**PROBLEM TO WORK ON:**
Extract, exactly as written, each line from the start of the records below to the line containing "var yTicks = [-10, -5, 0, 5, 10, 15];", both ends included; drop the pictures.

[Stored data entries]

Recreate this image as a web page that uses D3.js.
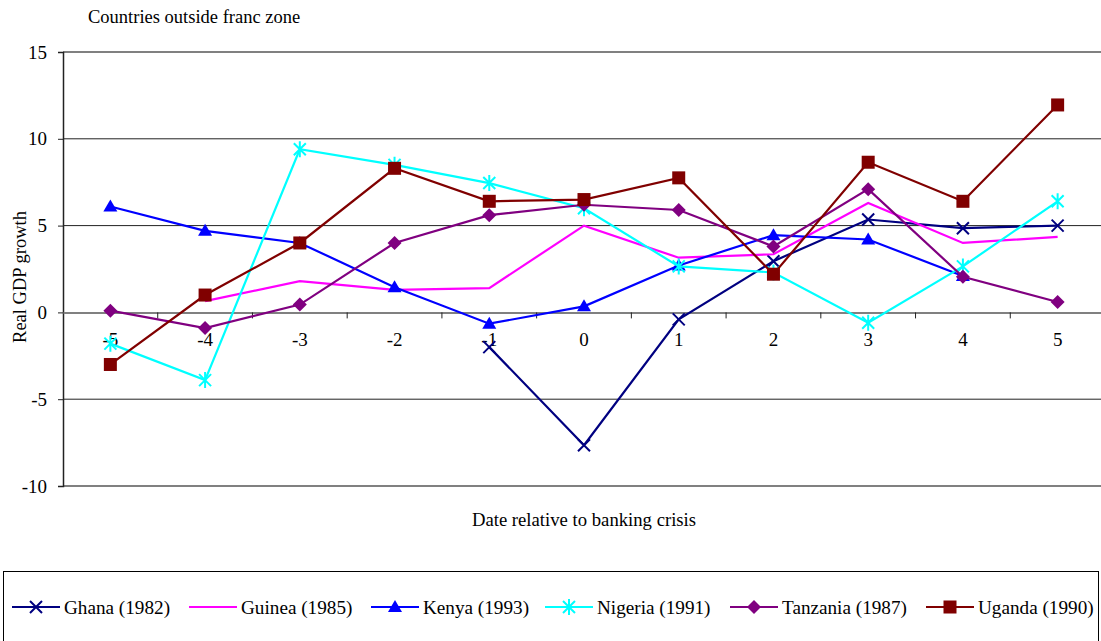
<!DOCTYPE html>
<html>
<head>
<meta charset="utf-8">
<script src="https://cdn.jsdelivr.net/npm/d3@7"></script>
<style>
  body { margin: 0; background: #fff; }
  text { font-family: "Liberation Serif", "Times New Roman", serif; fill: #000; }
</style>
</head>
<body>
<div id="chart"></div>
<script>

// data

var dates = [-5, -4, -3, -2, -1, 0, 1, 2, 3, 4, 5];
var yTicks = [-10, -5, 0, 5, 10, 15];

var ghana    = [null, null, null, null, -2.0, -7.65, -0.4, 2.95, 5.35, 4.85, 5.0];
var guinea   = [null, 0.65, 1.8, 1.3, 1.4, 5.0, 3.15, 3.35, 6.3, 4.0, 4.35];
var kenya    = [6.1, 4.7, 4.0, 1.45, -0.65, 0.35, 2.7, 4.45, 4.2, 2.1, null];
var nigeria  = [-1.8, -3.9, 9.4, 8.5, 7.45, 6.0, 2.65, 2.3, -0.6, 2.65, 6.4];
var tanzania = [0.1, -0.9, 0.45, 4.0, 5.6, 6.2, 5.9, 3.8, 7.1, 2.05, 0.6];
var uganda   = [-3.0, 1.0, 4.0, 8.3, 6.4, 6.5, 7.75, 2.2, 8.65, 6.4, 11.95];

var series = [
  { name: "Ghana (1982)",    values: ghana,    color: "#000080", marker: "x" },
  { name: "Guinea (1985)",   values: guinea,   color: "#ff00ff", marker: "none" },
  { name: "Kenya (1993)",    values: kenya,    color: "#0000ff", marker: "triangle" },
  { name: "Nigeria (1991)",  values: nigeria,  color: "#00ffff", marker: "star" },
  { name: "Tanzania (1987)", values: tanzania, color: "#800080", marker: "diamond" },
  { name: "Uganda (1990)",   values: uganda,   color: "#800000", marker: "square" }
];

// sizes

var width = 1101,
    height = 641,
    plotLeft = 63,
    plotRight = 1105,
    plotTop = 52,
    plotBottom = 486;

var svg = d3.select("#chart").append("svg")
  .attr("width", width)
  .attr("height", height);

// scales

var x = d3.scaleBand()
  .domain(dates)
  .range([plotLeft, plotRight])
  .padding(0);

var y = d3.scaleLinear()
  .domain([-10, 15])
  .range([plotBottom, plotTop]);

function cx(d) { return x(d) + x.bandwidth() / 2; }

// gridlines

svg.append("g")
  .selectAll("line")
  .data(yTicks.filter(function(d) { return d != 0 && d != 15 && d != -10; }))
  .enter()
    .append("line")
      .attr("x1", plotLeft)
      .attr("x2", plotRight)
      .attr("y1", function(d) { return y(d); })
      .attr("y2", function(d) { return y(d); })
      .attr("stroke", "#222")
      .attr("stroke-width", 1);

// plot border top/bottom

[15, -10].forEach(function(v) {
  svg.append("line")
    .attr("x1", plotLeft).attr("x2", plotRight)
    .attr("y1", y(v)).attr("y2", y(v))
    .attr("stroke", "#808080")
    .attr("stroke-width", 2);
});

// y axis

var yAxis = svg.append("g")
  .attr("transform", "translate(" + plotLeft + ",0)")
  .call(d3.axisLeft(y).tickValues(yTicks).tickSize(5).tickPadding(11)
    .tickFormat(function(d) { return String(d); }));

yAxis.select(".domain").attr("stroke", "#222").attr("stroke-width", 1.5);
yAxis.selectAll(".tick line").attr("stroke", "#222");
yAxis.selectAll(".tick text")
  .style("font-family", "'Liberation Serif', serif")
  .style("font-size", "19px")
  .attr("fill", "#000");

// x axis crossing at zero

var xAxis = svg.append("g")
  .attr("transform", "translate(0," + y(0) + ")")
  .call(d3.axisBottom(x).tickSize(0).tickPadding(20)
    .tickFormat(function(d) { return String(d); }));

xAxis.select(".domain").attr("stroke", "#808080").attr("stroke-width", 2);
xAxis.selectAll(".tick text")
  .style("font-family", "'Liberation Serif', serif")
  .style("font-size", "19px")
  .attr("fill", "#000");

// tick marks between categories

svg.append("g")
  .selectAll("line")
  .data(dates.slice(1))
  .enter()
    .append("line")
      .attr("x1", function(d) { return x(d); })
      .attr("x2", function(d) { return x(d); })
      .attr("y1", y(0))
      .attr("y2", y(0) + 6)
      .attr("stroke", "#222");

// titles

svg.append("text")
  .attr("x", 88)
  .attr("y", 23)
  .style("font-size", "18.5px")
  .text("Countries outside franc zone");

svg.append("text")
  .attr("transform", "translate(26,277) rotate(-90)")
  .style("text-anchor", "middle")
  .style("font-size", "18.5px")
  .text("Real GDP growth");

svg.append("text")
  .attr("x", 584)
  .attr("y", 526)
  .style("text-anchor", "middle")
  .style("font-size", "18.7px")
  .text("Date relative to banking crisis");

// markers

function drawMarker(g, type, color) {
  if (type == "x") {
    g.append("path").attr("d", "M-6,-6L6,6M-6,6L6,-6")
      .attr("stroke", color).attr("stroke-width", 2).attr("fill", "none");
  } else if (type == "triangle") {
    g.append("path").attr("d", "M0,-7L7,5L-7,5Z").attr("fill", color);
  } else if (type == "star") {
    g.append("path").attr("d", "M-6,-6L6,6M-6,6L6,-6M0,-8L0,8")
      .attr("stroke", color).attr("stroke-width", 2).attr("fill", "none");
  } else if (type == "diamond") {
    g.append("path").attr("d", "M0,-7L7,0L0,7L-7,0Z").attr("fill", color);
  } else if (type == "square") {
    g.append("rect").attr("x", -6.5).attr("y", -6.5).attr("width", 13).attr("height", 13)
      .attr("fill", color);
  }
}

// lines

var line = d3.line()
  .defined(function(d) { return d.v != null; })
  .x(function(d) { return cx(d.date); })
  .y(function(d) { return y(d.v); });

series.forEach(function(s) {
  var pts = dates.map(function(d, i) { return { date: d, v: s.values[i] }; });

  svg.append("path")
    .datum(pts)
    .attr("d", line)
    .attr("fill", "none")
    .attr("stroke", s.color)
    .attr("stroke-width", 2.2);

  pts.filter(function(p) { return p.v != null; }).forEach(function(p) {
    var g = svg.append("g")
      .attr("transform", "translate(" + cx(p.date) + "," + y(p.v) + ")");
    drawMarker(g, s.marker, s.color);
  });
});

// legend

svg.append("rect")
  .attr("x", 3.5)
  .attr("y", 571.5)
  .attr("width", 1095)
  .attr("height", 80)
  .attr("fill", "none")
  .attr("stroke", "#000")
  .attr("stroke-width", 1);

var legendX = [12, 189, 371, 545, 730, 926];

series.forEach(function(s, i) {
  var lg = svg.append("g")
    .attr("transform", "translate(" + legendX[i] + ",607)");

  lg.append("line")
    .attr("x1", 0).attr("x2", 48)
    .attr("y1", 0).attr("y2", 0)
    .attr("stroke", s.color)
    .attr("stroke-width", 2.2);

  var m = lg.append("g").attr("transform", "translate(24,0)");
  drawMarker(m, s.marker, s.color);

  lg.append("text")
    .attr("x", 52)
    .attr("y", 7)
    .style("font-size", "19.2px")
    .text(s.name);
});

</script>
</body>
</html>
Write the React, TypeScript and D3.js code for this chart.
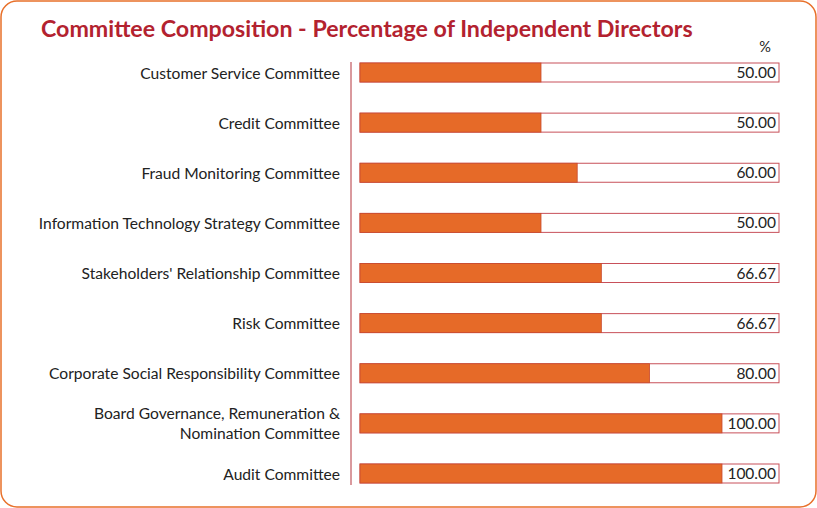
import React from 'react'
import * as d3 from 'd3'

const committees = [
  'Customer Service Committee',
  'Credit Committee',
  'Fraud Monitoring Committee',
  'Information Technology Strategy Committee',
  "Stakeholders' Relationship Committee",
  'Risk Committee',
  'Corporate Social Responsibility Committee',
  'Board Governance, Remuneration & Nomination Committee',
  'Audit Committee',
]
const labelLines = [
  ['Customer Service Committee'],
  ['Credit Committee'],
  ['Fraud Monitoring Committee'],
  ['Information Technology Strategy Committee'],
  ["Stakeholders' Relationship Committee"],
  ['Risk Committee'],
  ['Corporate Social Responsibility Committee'],
  ['Board Governance, Remuneration &', 'Nomination Committee'],
  ['Audit Committee'],
]
const independentPct = [50, 50, 60, 50, 66.67, 66.67, 80, 100, 100]

const W = 817
const H = 508
const FONT = 'Lato, "Noto Sans", sans-serif'

export default function App(): JSX.Element {
  const x = d3.scaleLinear().domain([0, 100]).range([360, 722])
  const y = d3.scalePoint<string>().domain(committees).range([72.5, 473.5])
  const barH = 19
  const trackEnd = 779

  return (
    <svg width={W} height={H} style={{ position: 'absolute', left: 0, top: 0 }} fontFamily={FONT}>
      <rect x={1} y={1} width={W - 2} height={H - 2} rx={16} fill="#fff" stroke="#E8702A" strokeWidth={1.5} />
      <text x={41} y={37} fontSize={23.2} fontWeight={700} fill="#B3222F">
        Committee Composition - Percentage of Independent Directors
      </text>
      <text x={765} y={52} fontSize={14.5} fill="#222" textAnchor="middle">%</text>
      <line x1={351} x2={351} y1={62} y2={485} stroke="#B5343C" strokeWidth={1} />
      {committees.map((c, i) => {
        const cy = y(c) as number
        const lines = labelLines[i]
        return (
          <g key={c}>
            <rect x={x(0)} y={cy - barH / 2} width={trackEnd - x(0)} height={barH} fill="#fff" stroke="#C8505A" strokeWidth={1} />
            <rect x={x(0)} y={cy - barH / 2} width={x(independentPct[i]) - x(0)} height={barH} fill="#E66A28" stroke="#C84A2E" strokeWidth={0.8} />
            <text x={776} y={cy + 5.5} fontSize={15.5} fill="#222" textAnchor="end">
              {independentPct[i].toFixed(2)}
            </text>
            {lines.map((l, j) => (
              <text key={j} x={340} y={cy + 6 + (j - (lines.length - 1) / 2) * 20} fontSize={15.6} fill="#222" textAnchor="end">
                {l}
              </text>
            ))}
          </g>
        )
      })}
    </svg>
  )
}
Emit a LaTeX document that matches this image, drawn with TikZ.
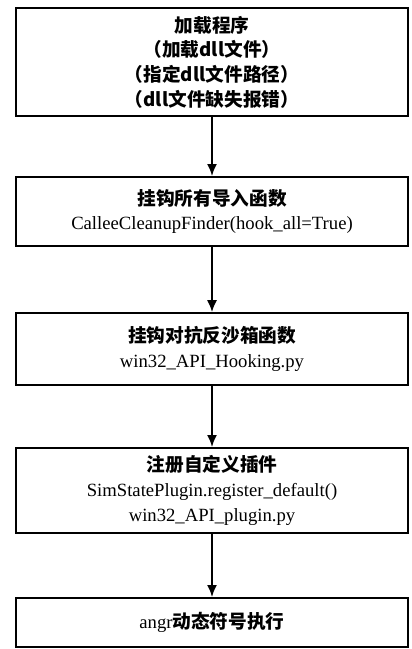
\documentclass[tikz,border=0pt]{standalone}
\usepackage{fontspec}
\setmainfont{Liberation Serif}
\newfontfamily\cjk{Noto Sans CJK SC}
\usetikzlibrary{positioning}
\usetikzlibrary{arrows.meta}

\tikzset{
	stepbox/.style = {draw, line width = 1.2pt, minimum width = 294pt, align = center, inner sep = 0pt, font = \fontsize{14}{18.5}\selectfont},
	flow/.style = {line width = 1.4pt, -{Latex[length = 9pt, width = 7.5pt]}}
}

\begin{document}
\begin{tikzpicture}[x = 0.75pt, y = -0.75pt]
		\useasboundingbox (0, 0) rectangle (411, 649);

		\node (load) [stepbox, minimum height = 81pt] at (212, 62) {{\cjk\bfseries 加载程序}\\{\cjk\bfseries （加载dll文件）}\\{\cjk\bfseries （指定dll文件路径）}\\{\cjk\bfseries （dll文件缺失报错）}};
		\node (hookall) [stepbox, minimum height = 52pt] at (212, 211.5) {{\cjk\bfseries 挂钩所有导入函数}\\CalleeCleanupFinder(hook\_all=True)};
		\node (sandbox) [stepbox, minimum height = 54pt] at (212, 349) {{\cjk\bfseries 挂钩对抗反沙箱函数}\\win32\_API\_Hooking.py};
		\node (plugin) [stepbox, minimum height = 64pt] at (212, 490.5) {{\cjk\bfseries 注册自定义插件}\\SimStatePlugin.register\_default()\\win32\_API\_plugin.py};
		\node (angr) [stepbox, minimum height = 37pt] at (212, 622.5) {angr{\cjk\bfseries 动态符号执行}};

		\draw [flow] (load) -- (hookall);
		\draw [flow] (hookall) -- (sandbox);
		\draw [flow] (sandbox) -- (plugin);
		\draw [flow] (plugin) -- (angr);
	\end{tikzpicture}
\end{document}
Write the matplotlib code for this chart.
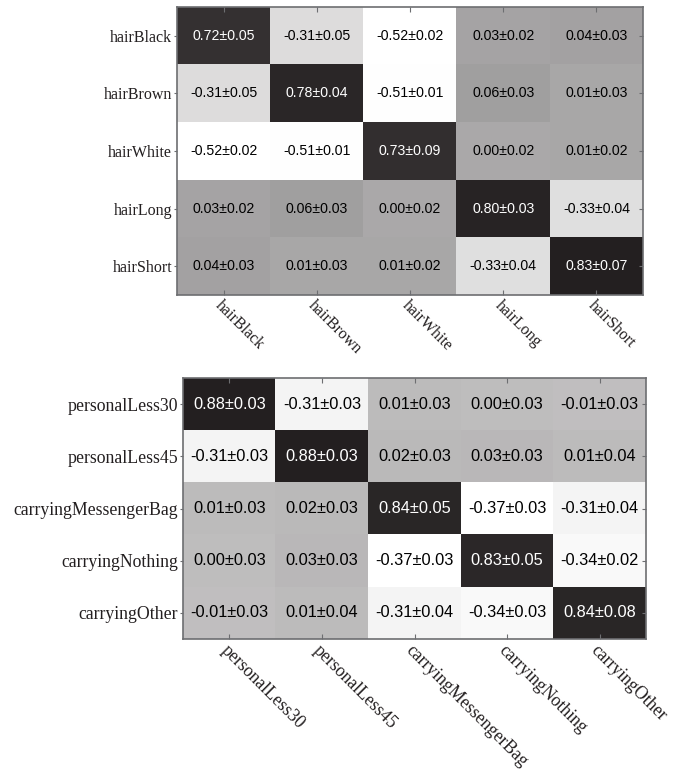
import numpy as np
import matplotlib
matplotlib.use("Agg")
import matplotlib.pyplot as plt
from matplotlib.colors import LinearSegmentedColormap
from matplotlib.transforms import ScaledTranslation

# Hair attributes: mean correlation and spread
hair_labels = ["hairBlack", "hairBrown", "hairWhite", "hairLong", "hairShort"]
hair_mean = [
    [0.72, -0.31, -0.52, 0.03, 0.04],
    [-0.31, 0.78, -0.51, 0.06, 0.01],
    [-0.52, -0.51, 0.73, 0.00, 0.01],
    [0.03, 0.06, 0.00, 0.80, -0.33],
    [0.04, 0.01, 0.01, -0.33, 0.83],
]
hair_std = [
    [0.05, 0.05, 0.02, 0.02, 0.03],
    [0.05, 0.04, 0.01, 0.03, 0.03],
    [0.02, 0.01, 0.09, 0.02, 0.02],
    [0.02, 0.03, 0.02, 0.03, 0.04],
    [0.03, 0.03, 0.02, 0.04, 0.07],
]

# Age / carrying attributes
misc_labels = ["personalLess30", "personalLess45", "carryingMessengerBag",
               "carryingNothing", "carryingOther"]
misc_mean = [
    [0.88, -0.31, 0.01, 0.00, -0.01],
    [-0.31, 0.88, 0.02, 0.03, 0.01],
    [0.01, 0.02, 0.84, -0.37, -0.31],
    [0.00, 0.03, -0.37, 0.83, -0.34],
    [-0.01, 0.01, -0.31, -0.34, 0.84],
]
misc_std = [
    [0.03, 0.03, 0.03, 0.03, 0.03],
    [0.03, 0.03, 0.03, 0.03, 0.04],
    [0.03, 0.03, 0.05, 0.03, 0.04],
    [0.03, 0.03, 0.03, 0.05, 0.02],
    [0.03, 0.04, 0.04, 0.03, 0.08],
]

W, H, DPI = 682, 770, 100
fig = plt.figure(figsize=(W / DPI, H / DPI), dpi=DPI)
cmap = LinearSegmentedColormap.from_list("wk", ["#ffffff", "#231f20"])
SPINE = "#6d6e71"
LABEL_C = "#231f20"


def px_axes(x0, y0, x1, y1):
    return fig.add_axes([x0 / W, 1 - y1 / H, (x1 - x0) / W, (y1 - y0) / H])


def draw(ax, labels, mean, std, cell_fs, lab_fs, xoff):
    m = np.array(mean)
    s = np.array(std)
    n = len(labels)
    ax.imshow(m, cmap=cmap, vmin=m.min(), vmax=m.max(),
              aspect="auto", interpolation="nearest")
    thr = m.min() + 0.6 * (m.max() - m.min())
    for i in range(n):
        for j in range(n):
            c = "white" if m[i, j] > thr else "black"
            ax.text(j, i, f"{m[i, j]:.2f}\u00b1{s[i, j]:.2f}",
                    ha="center", va="center", color=c, fontsize=cell_fs,
                    family="Liberation Sans")
    ax.set_xticks(range(n))
    ax.set_yticks(range(n))
    ax.set_yticklabels(labels, family="Liberation Serif", fontsize=lab_fs,
                       color=LABEL_C)
    ax.set_xticklabels(labels, family="Liberation Serif", fontsize=lab_fs,
                       color=LABEL_C, rotation=-45, ha="left", va="top",
                       rotation_mode="anchor")
    off = ScaledTranslation(xoff[0] / 72, xoff[1] / 72, fig.dpi_scale_trans)
    for t in ax.get_xticklabels():
        t.set_transform(t.get_transform() + off)
    ax.tick_params(axis="x", which="both", direction="in", length=3.5,
                   width=0.8, color=SPINE, top=True, bottom=True, pad=2)
    ax.tick_params(axis="y", which="both", direction="out", length=2.5,
                   width=0.8, color=SPINE, left=True, right=False, pad=1)
    # inward ticks on the right edge
    for k in range(n):
        ax.plot([n - 0.5 - 0.045, n - 0.5], [k, k], color=SPINE, lw=0.8,
                clip_on=False, solid_capstyle="butt")
    for sp in ax.spines.values():
        sp.set_color(SPINE)
        sp.set_linewidth(1.2)


ax1 = px_axes(177, 7, 643, 295)
draw(ax1, hair_labels, hair_mean, hair_std, 10.2, 11.5, (-5, -1))

ax2 = px_axes(183, 378, 646, 639)
draw(ax2, misc_labels, misc_mean, misc_std, 11.8, 12.8, (-7, -1))

fig.savefig("out.png", dpi=DPI)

**FULL ANSWER:**
Recreate this image as a web page that uses D3.js.
<!DOCTYPE html>
<html>
<head>
<meta charset="utf-8">
<script src="https://cdn.jsdelivr.net/npm/d3@7"></script>
<style>
  body { margin: 0; background: #fff; }
  text { font-family: "Liberation Serif", "Times New Roman", serif; fill: #000; }
</style>
</head>
<body>
<div id="chart"></div>
<script>

// data

var dates = [-5, -4, -3, -2, -1, 0, 1, 2, 3, 4, 5];
var yTicks = [-10, -5, 0, 5, 10, 15];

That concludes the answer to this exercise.